The reaction from the transgender community has been swift and anticipated. Caitlyn Jenner heavily criticized Trump for his action. This was personal for her, in light of his campaign pledge where she would be welcome to use the women’s bathroom at any Trump Tower. Jackie Evancho, the 16-year-old who sang the National Anthem at Trump’s inauguration, hopes to meet with the President so she can convince him of the need for federal protections of transgender students. Evancho’s older sister Juliet is trans-female, and has had various struggles at her local public high school. In an interesting twist of legal proceedings by a federal judge, Juliet Evancho recently won a lawsuit against her high school, now allowing her to use the bathroom that corresponds with her gender identity.
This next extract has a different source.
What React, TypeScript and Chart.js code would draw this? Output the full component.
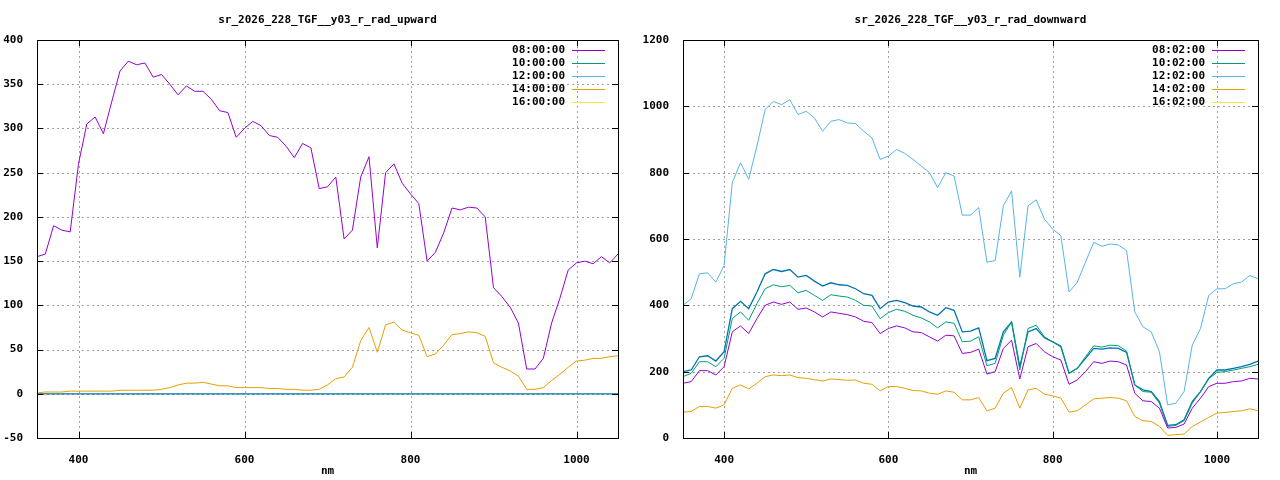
import React, { useEffect, useRef } from "react";
import { Chart, registerables } from "chart.js";
Chart.register(...registerables);

const wavelengths = Array.from({ length: 71 }, (_, i) => 350 + i * 10);
const xTicks = [400, 600, 800, 1000];

const upLabels = ["08:00:00", "10:00:00", "12:00:00", "14:00:00", "16:00:00"];
const downLabels = ["08:02:00", "10:02:00", "12:02:00", "14:02:00", "16:02:00"];
const colors = ["#9400d3", "#009e73", "#56b4e9", "#e69f00", "#f0e442", "#0072b2"];

const up08 = [155,158,190,185,183,260,305,313,294,330,365,376,372,374,358,361,350,338,348,342,342,333,320,318,290,300,308,303,292,290,280,267,283,278,232,234,245,175,185,245,268,165,250,260,238,226,215,150,160,182,210,208,211,210,200,120,110,98,80,28,28,40,80,108,140,148,150,147,155,148,158];
const up14 = [1,2,2,2,3,3,3,3,3,3,4,4,4,4,4,5,7,10,12,12,13,11,9,9,7,7,7,7,6,6,5,5,4,4,5,10,17,19,30,60,75,47,78,81,72,69,66,42,45,55,67,68,70,69,65,35,30,26,20,5,5,7,15,22,30,37,38,40,40,42,43];
const upZero = wavelengths.map(() => 0);

const dn08 = [165,170,203,203,190,215,320,338,315,360,400,410,403,410,388,392,380,365,380,376,372,365,352,348,315,330,338,332,320,318,305,292,310,308,255,258,268,193,200,270,295,178,275,285,260,245,235,162,175,200,230,225,232,230,220,135,112,110,90,30,32,42,90,120,155,165,165,170,172,180,178];
const dn10 = [185,195,230,230,215,240,360,380,355,405,450,462,456,460,438,445,430,415,432,428,425,415,400,398,360,378,388,382,370,362,350,332,350,346,290,292,305,218,225,310,350,205,330,340,305,290,278,195,210,245,278,274,280,278,262,160,140,138,105,35,38,52,105,140,178,198,200,205,210,215,222];
const dn12 = [400,420,495,498,470,520,770,830,780,880,990,1015,1005,1020,975,985,965,925,955,960,950,948,925,905,840,850,870,858,840,820,800,755,800,790,672,672,695,530,535,700,745,485,700,718,660,630,610,440,470,530,590,578,585,582,565,380,335,320,260,100,105,140,280,330,430,450,450,465,470,490,480];
const dn14 = [78,80,95,95,90,100,150,160,148,165,185,190,188,190,182,180,176,172,178,176,174,175,165,162,142,155,155,150,143,142,135,132,142,138,115,115,122,82,90,135,152,90,145,150,132,127,120,78,82,100,118,120,122,120,112,65,52,50,35,8,10,12,35,48,62,75,77,80,82,88,82];
const dn16x = [200,205,245,248,232,260,390,412,390,440,495,508,502,508,485,490,473,458,468,462,460,450,435,430,390,410,415,408,398,395,380,370,393,385,320,322,332,233,240,320,350,215,320,330,302,290,275,195,210,240,270,268,272,270,258,160,145,140,110,38,40,55,110,140,180,205,205,210,215,222,232];

const FONT = "'DejaVu Sans Mono', monospace";

function pts(v: number[]) {
  return v.map((y, i) => ({ x: wavelengths[i], y }));
}

const framePlugin = (title: string, labels: string[]) => ({
  id: "frame",
  beforeDatasetsDraw(chart: any) {
    const { ctx, chartArea: a } = chart;
    const xs = chart.scales.x, ys = chart.scales.y;
    ctx.save();
    ctx.strokeStyle = "#a0a0a0";
    ctx.lineWidth = 1;
    ctx.setLineDash([2, 3]);
    ctx.beginPath();
    xs.ticks.forEach((t: any) => {
      const px = Math.round(xs.getPixelForValue(t.value)) + 0.5;
      ctx.moveTo(px, a.bottom); ctx.lineTo(px, a.top);
    });
    ys.ticks.forEach((t: any) => {
      const py = Math.round(ys.getPixelForValue(t.value)) + 0.5;
      ctx.moveTo(a.left, py); ctx.lineTo(a.right, py);
    });
    ctx.stroke();
    ctx.restore();
  },
  afterDraw(chart: any) {
    const { ctx, chartArea: a } = chart;
    ctx.save();
    ctx.strokeStyle = "#000";
    ctx.lineWidth = 1;
    ctx.strokeRect(a.left + 0.5, a.top + 0.5, a.right - a.left, a.bottom - a.top);
    const xs = chart.scales.x, ys = chart.scales.y;
    ctx.beginPath();
    xs.ticks.forEach((t: any) => {
      const px = Math.round(xs.getPixelForValue(t.value)) + 0.5;
      ctx.moveTo(px, a.bottom); ctx.lineTo(px, a.bottom - 6);
      ctx.moveTo(px, a.top); ctx.lineTo(px, a.top + 6);
    });
    ys.ticks.forEach((t: any) => {
      const py = Math.round(ys.getPixelForValue(t.value)) + 0.5;
      ctx.moveTo(a.left, py); ctx.lineTo(a.left + 6, py);
      ctx.moveTo(a.right, py); ctx.lineTo(a.right - 6, py);
    });
    ctx.stroke();
    ctx.fillStyle = "#000";
    ctx.font = `bold 11px ${FONT}`;
    ctx.textAlign = "center";
    ctx.textBaseline = "middle";
    ctx.fillText(title, (a.left + a.right) / 2, 20);
    ctx.fillText("nm", (a.left + a.right) / 2, 471);
    ctx.textAlign = "right";
    labels.forEach((l, i) => {
      const y = a.top + 10 + i * 13;
      ctx.fillStyle = "#000";
      ctx.fillText(l, a.right - 53, y);
      ctx.strokeStyle = colors[i];
      ctx.beginPath();
      ctx.moveTo(a.right - 46, y + 0.5);
      ctx.lineTo(a.right - 13, y + 0.5);
      ctx.stroke();
    });
    ctx.restore();
  },
});

function Panel({ left, title, labels, series, yMin, yMax, yStep, yWidth }: any) {
  const ref = useRef<HTMLCanvasElement>(null);
  useEffect(() => {
    const chart = new Chart(ref.current!, {
      type: "line",
      data: {
        datasets: series.map((s: number[], i: number) => ({
          label: i < 5 ? labels[i] : "",
          data: pts(s),
          borderColor: colors[i],
          borderWidth: i === 5 ? 1.3 : 1,
          pointRadius: 0,
          fill: false,
          tension: 0,
        })),
      },
      options: {
        animation: false,
        responsive: false,
        devicePixelRatio: 1,
        layout: { padding: { top: 40, right: 22, left: 0, bottom: 0 } },
        plugins: { legend: { display: false }, title: { display: false }, tooltip: { enabled: false } },
        scales: {
          x: {
            type: "linear",
            min: 350,
            max: 1050,
            afterBuildTicks: (s: any) => { s.ticks = xTicks.map((v) => ({ value: v })); },
            afterFit: (s: any) => { s.height = 42; },
            grid: { display: false },
            border: { display: false },
            ticks: { color: "#000", font: { family: FONT, size: 11, weight: "bold" }, padding: 8, maxRotation: 0, callback: (v: any) => String(v) },
          },
          y: {
            min: yMin,
            max: yMax,
            afterFit: (s: any) => { s.width = yWidth; },
            grid: { display: false },
            border: { display: false },
            ticks: { stepSize: yStep, color: "#000", font: { family: FONT, size: 11, weight: "bold" }, padding: 6, callback: (v: any) => String(v) },
          },
        },
      },
      plugins: [framePlugin(title, labels)],
    });
    return () => chart.destroy();
  }, []);
  return (
    <canvas ref={ref} width={640} height={480}
      style={{ position: "absolute", left, top: 0, width: 640, height: 480 }} />
  );
}

export default function App() {
  useEffect(() => { document.body.style.margin = "0"; document.body.style.background = "#fff"; }, []);
  return (
    <div style={{ position: "relative", width: 1280, height: 480, background: "#fff" }}>
      <Panel left={0} title="sr_2026_228_TGF__y03_r_rad_upward" labels={upLabels}
        series={[up08, [], [], up14, [], upZero]} yMin={-50} yMax={400} yStep={50} yWidth={37} />
      <Panel left={640} title="sr_2026_228_TGF__y03_r_rad_downward" labels={downLabels}
        series={[dn08, dn10, dn12, dn14, [], dn16x]} yMin={0} yMax={1200} yStep={200} yWidth={43} />
    </div>
  );
}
Tara Sheldon, a Rehoboth Beach mother of a delightful young trans-daughter, wrote a letter to Cape Henlopen School District officials. It reads, “In light of the devastating and dangerous 'guidance' recently imposed, I am writing to request Cape Henlopen take a stand and publicly commit to protecting our LGBTQ youth. It is imperative we continue to move forward in ensuring equal access to education in a safe and supportive environment for all. Lives of children depend on it. Period. ALL children deserve to learn in an environment free from fear, ridicule, and intimidation. Remaining silent only serves to condone discrimination and hate—both of which lead to increased anxiety, depression, and suicide attempts in those targeted. Now more than ever we rely on leaders in our community to speak for those less powerful and less privileged. You are the voice of our children. We need to hear from you.”
Tara’s words underscore the same concerns and admonitions of a Houston, Texas mother. A Republican and conservative Christian, she addressed her school officials and community concerning protection of transgender children, including her own. “In the bathroom debate,” we are told, “she sees parallels to the civil rights movement, where public safety concerns were used to mask a broader bigotry.” Her strategy is to make frequent contact with her school officials. “Call your school board members. Call your superintendent. Call them, call them, call them. These are people [who] are elected, so just continue to call them and let them hear. Whether they agree or not isn’t even the point…I can’t just stop because my child is 6 and I’m fighting for her now so that when she’s 13 or 20 or 50 or 75 years old, hopefully I’ve done enough…that there’s been change.”
A meme that has hit social media states, “It’s not about bathrooms…as it was never about water fountains.” While we must use some caution in drawing parallels between the civil rights struggles of African-Americans and those of the transgender community, this image does have some credibility. The real issue at the heart of the current conversation is the fear and transphobic projections of uninformed people. It’s not about bathrooms!